Ma oltre questo moralismo indotto, che non mi appartiene né emoziona, c’è una ricerca tutta fumettistica per la narrazione, il segno e il simbolo che fanno di Trama una prova preziosa. Sono elementi che esaltano le potenzialità del fumetto, che ne ridefiniscono per l’ennesima volta i confini, facendo un piccolo, nuovo salto in là, e che raggiungono sottopelle l’immaginario del lettore, scalfendone soprattutto la corazza intellettuale, per arrivare alla parte molle delle emozioni inconsce. Soprattutto attraverso i dettagli: l’idea del titolo del peso di una testa mozzata (e non semplicemente di una testa); la geometria di certi visi; la ricorsività della narrazione; la bruttezza delle ferite; la fragile impalcatura dei cerotti a tenere insieme a stento le coscienze; l’inutile brutalità di un amplesso. Cose che fanno paura.

Harry

(e qui si chiude la parentesi horror di harrydice…,  al netto di una riflessione obliqua su Ford Ravenstock e a meno di sorprese inaspettate)

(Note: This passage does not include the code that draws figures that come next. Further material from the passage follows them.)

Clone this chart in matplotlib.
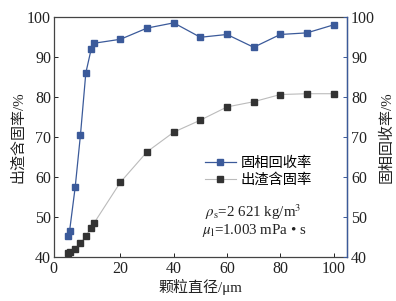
import matplotlib
matplotlib.use("Agg")
import matplotlib.pyplot as plt

plt.rcParams['font.family'] = ['Liberation Serif', 'Noto Sans CJK SC']
plt.rcParams['mathtext.fontset'] = 'stix'

# data
diam = [0.2, 0.9, 3.0, 5.0, 7.0, 9.0, 10.0, 20, 30, 40, 50, 60, 70, 80, 90, 100]
recovery = [45.2, 46.5, 57.4, 70.6, 86.0, 91.9, 93.4, 94.4, 97.2, 98.5, 94.9, 95.6, 92.4, 95.6, 96.0, 98.0]
solid_content = [41.0, 41.2, 42.0, 43.4, 45.3, 47.3, 48.4, 58.7, 66.3, 71.2, 74.2, 77.5, 78.8, 80.6, 80.8, 80.8]
xtick_pos = [-5, 20, 40, 60, 80, 100]
xtick_labels = ['0', '20', '40', '60', '80', '100']
ytick_vals = [40, 50, 60, 70, 80, 90, 100]

blue = '#3b5a9a'
dark = '#333333'

fig = plt.figure(figsize=(3.96, 3.01), dpi=100)
ax = fig.add_axes([0.136, 0.146, 0.740, 0.798])
ax2 = ax.twinx()

l1, = ax.plot(diam, solid_content, color='#bbbbbb', lw=0.8, marker='s', ms=4.2,
              mfc=dark, mec=dark, zorder=3)
l2, = ax2.plot(diam, recovery, color=blue, lw=0.9, marker='s', ms=4.2,
               mfc=blue, mec=blue, zorder=3)

ax.set_xlim(-5, 105)
ax.set_ylim(40, 100)
ax2.set_ylim(40, 100)
ax.set_xticks(xtick_pos)
ax.set_xticklabels(xtick_labels)
ax.set_yticks(ytick_vals)
ax2.set_yticks(ytick_vals)

ax.tick_params(axis='both', direction='in', length=3, width=0.7, labelsize=11.5, colors='#222222', pad=2)
ax.tick_params(axis='x', pad=3)
ax.tick_params(axis='y', right=False)
ax2.tick_params(axis='y', direction='in', length=3, width=0.7, labelsize=11.5, colors='#222222', pad=3)
ax2.tick_params(axis='y', color=blue)

for s in ['left', 'bottom', 'top']:
    ax.spines[s].set_color('#444444')
    ax.spines[s].set_linewidth(0.9)
ax2.spines['right'].set_color(blue)
ax2.spines['right'].set_linewidth(1.0)
ax2.spines['left'].set_visible(False)
ax2.spines['top'].set_visible(False)
ax2.spines['bottom'].set_visible(False)

ax.set_xlabel('颗粒直径/μm', fontsize=10.8, color='#222222', labelpad=1)
ax.set_ylabel('出渣含固率/%', fontsize=10.8, color='#222222', labelpad=1)
ax2.set_ylabel('固相回收率/%', fontsize=10.8, color='#222222', labelpad=3)

leg = ax.legend([l2, l1], ['固相回收率', '出渣含固率'], loc='upper left',
                bbox_to_anchor=(0.48, 0.46), frameon=False, fontsize=10.3,
                handlelength=2.2, handletextpad=0.3, labelspacing=0.2,
                borderpad=0.2)

ax.text(0.515, 0.185, r'$\rho_{\mathrm{s}}$=2 621 kg/m$^3$', transform=ax.transAxes,
        fontsize=10.8, color='#222222', va='center', ha='left')
ax.text(0.505, 0.11, r'$\mu_{\mathrm{l}}$=1.003 mPa • s', transform=ax.transAxes,
        fontsize=10.8, color='#222222', va='center', ha='left')

fig.savefig('out.png', dpi=100)
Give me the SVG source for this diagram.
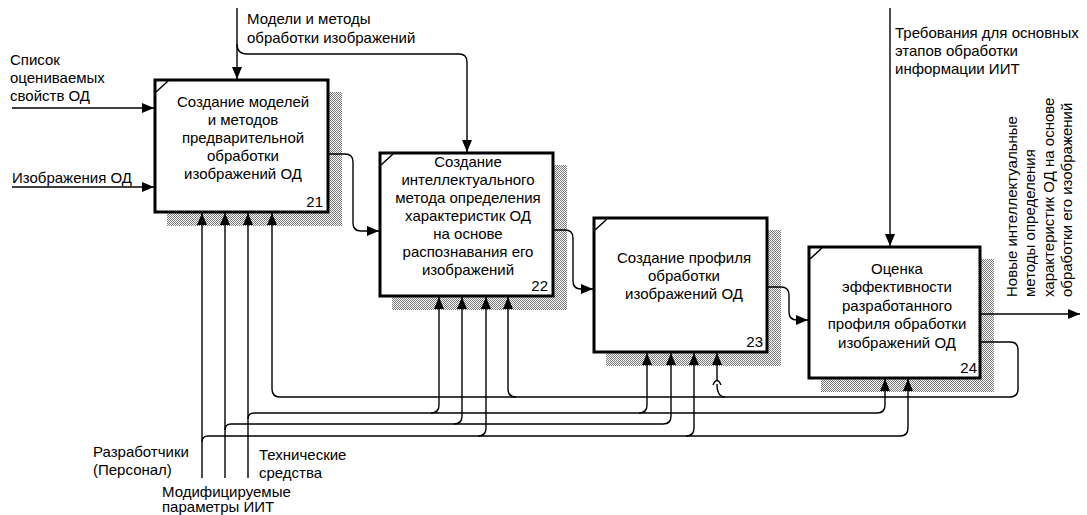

tutte le immagini sono tratte da trama, il peso di una testa mozzata di ratigher (ed.grrrzetic), diritti riservati.







1 commento:

  1. questo post gronda spunti, veramente lodevole. io 'trama' l'ho letto e l'ho guardato. mi è piaciuto più guardarlo che leggerlo, ma probabilmente, a una seconda o terza lettura la sensazione - di quasi fastidio - si capovolgerebbe. o forse no. in ogni caso, è un fumetto che lascia una scia emozionale dietro di sè, bella o brutta, la lascia.